What’s New in SAS Contextual Extraction Studio 5.2

Overview

New and enhanced features in SAS Contextual Extraction Studio include the following:
  • Added coreference operators facilitate rule-writing precision.
  • XML fields can be specified for matches.
  • Additional operators enable greater rule matching precision.
  • Case-insensitive matching and comments in rules are now enabled.

Coreference Operators Added

Coreference refers to pronoun resolution. A pronoun is matched to the antecedent that it refers to when you use these operators in your contextual extraction concept rules:
  • Use the coreference operator (_ref ) to link a matched string with its canonical form.
  • Use _coref with CLASSIFIER definitions.
  • Use the forward ( _F ) and the preceding (_P ) symbols to restrict coreference matches.
  • Assign a new concept name for a match on a term specified by the _ref operator.

XML Field Specified for Matching

Limit matches to specific XML fields when you write these fields into rules and apply them to input XML documents.

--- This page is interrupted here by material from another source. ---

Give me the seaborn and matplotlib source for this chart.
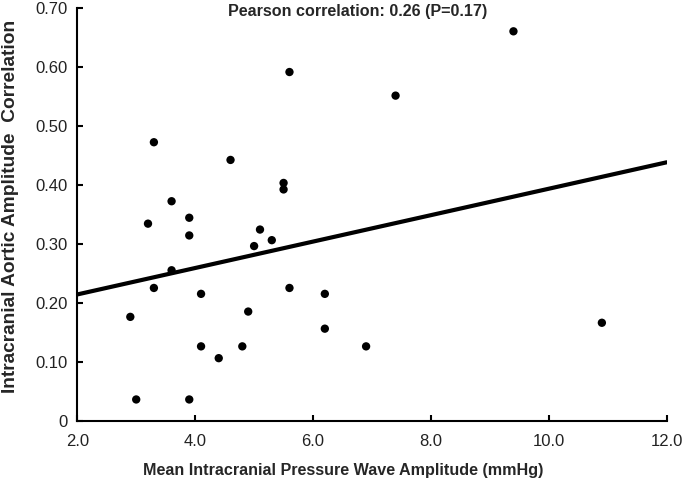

Additional Operators for Precision

Additional operators enable greater rule matching precision. These operators include:
  • Specify a stemming symbol to enable SAS Contextual Extraction Studio to match all word forms, or only all noun or verb forms.
  • Specify the paragraph symbol (PARA) to enable SAS Contextual Extraction Studio to match all word forms, or only all noun or verb forms.
  • Write a SENT_n operator into a rule to specify the maximum number of sentences where a match can occur.
  • Use a SENTSTART_n operator to specify the number of words at the beginning of a sentence where a match can occur.
  • Use a SENTEND_n operator to specify the number of words at the end of a sentence where a match can occur.

Case-Insensitive Matching and Comments

Case-insensitive matching occurs when you select the Case Insensitive Matching check box in the Data tab for a contextual extraction concept. (By default, all matching is case sensitive.)
You can also add comments to your rules using the pound character ( # ).